A Benjamin Cole post
Just off the press:
“The average wage of Korean workers has surpassed that of Japan in terms of purchasing power parity (PPP) for the first time….According to the 2014 wage report released by the [OECD], wages of the average full-time Korean worker stood at $36,354 as of the end of 2013, higher than $36,354 in Japan, in terms of PPP.”
Okay, and now this:
For the last 20 years Japan has come close to living in John Cochrane Dream, where minor deflation is the norm, and interest rates are dead flat.
The University of Chicago economist Cochrane has called for a Federal Reserve Board that targets deflation. Interest rates would stabilize around zero, posits Cochrane, and banks would have unlimited reserves to lend out.
Back in the world as it has transpired, The Republic of Korea (“South Korea” to normal people) kept inflation in the moderate range of under 10% from 1990 to 2000, and then under 5%, since 2000. But not at near zero, as in Japan.
For the past 20 years, South Korea has beaten Japan to a pulp, economically speaking.
In terms of real GDP per capita in the last 20 years, Koreans have more than doubled to $32,500, while the Japanese have only been able to edge to $35,000 from $30,500, figures from World Bank.
Why are some economists so fixated on tight money and zero inflation, if not outright deflation?
It can’t be on the basis on real world economies.
For that matter, from 1982 to 2007, the U.S. economy expanded by a little more than 3%, real, annually compounded, and inflation was just a little less than 3% annually compounded. There is no modern economy that prospered at ZLB.

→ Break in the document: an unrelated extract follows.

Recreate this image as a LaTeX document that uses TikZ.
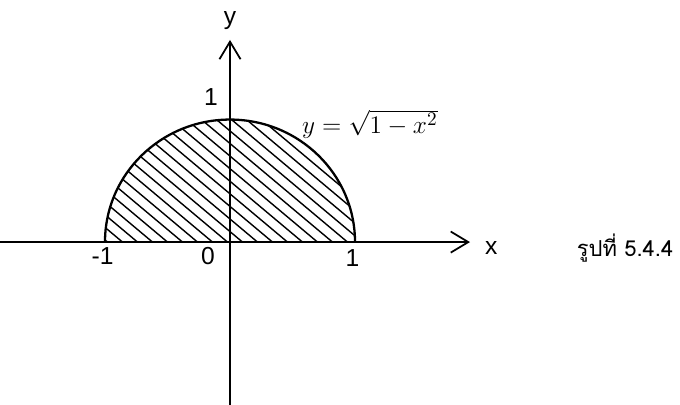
\documentclass[tikz,border=0pt]{standalone}
\usepackage{fontspec}
\setmainfont{Liberation Sans}
\newfontfamily\thaifont[Script=Thai]{Loma}
\usetikzlibrary{arrows.meta}

\begin{document}
\begin{tikzpicture}[x=2.5cm,y=2.45cm,>={Straight Barb[length=10pt,width=12pt]},
  axis/.style={line width=1pt},
  curve/.style={line width=1.3pt},
  hatch/.style={line width=0.8pt},
  lbl/.style={font=\fontsize{14}{16}\selectfont,inner sep=0pt}]
\useasboundingbox (-1.84,-1.33) rectangle (3.6,1.976);
% shaded half disc
\begin{scope}
  \clip (1,0) arc[start angle=0,end angle=180,x radius=1,y radius=1] -- cycle;
  \foreach \c in {-1.22,-1.10,...,2.0}
    \draw[hatch] (\c-1.5,1.284) -- (\c+1.5,-1.284);
\end{scope}
\draw[curve] (1,0) arc[start angle=0,end angle=180,x radius=1,y radius=1];
% axes
\coordinate (xl) at (-1.84,0);
\coordinate (xr) at (1.92,0);
\coordinate (yb) at (0,-1.33);
\coordinate (yt) at (0,1.65);
\draw[axis,->] (xl) -- (xr);
\draw[axis,->] (yb) -- (yt);
\node[lbl] (ylab) at (0,1.81) {y};
\node[lbl] (xlab) at (2.09,-0.05) {x};
\node[lbl] (one) at (-0.152,1.18) {1};
\node[lbl] (mone) at (-1.02,-0.115) {-1};
\node[lbl] (zero) at (-0.176,-0.11) {0};
\node[lbl] (pone) at (0.98,-0.13) {1};
\node[lbl,font=\fontsize{15}{17}\selectfont,anchor=base west] (eq) at (0.575,0.89) {$y=\sqrt{1-x^2}$};
\node[font=\thaifont\fontsize{12.5}{14}\selectfont,inner sep=0pt] (cap) at (3.16,-0.05) {รูปที่ 5.4.4};
\end{tikzpicture}
\end{document}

The United States, the South Korea and Japan examples, offer long track records and in recent history, of economies with the structural impediments and institutional imperfections that are inevitable in modern economies and democracies.
Economists answer: “Sure, mild inflation is associated with robust real economic growth in the real world. But more importantly, does mild inflation work in theory or in my model?”
John Cochrane says “No.”
PS: Like every economist, my idea of a sexy website is the St. Louis Fed’s FRED series.
But the St; Louis FRED series reports inflation in S. Korea was 1.30787 Percent in 2013. The old joke is economists use decimal points to show they have a sense of humor. What to make of this figure going out five places past the decimal point?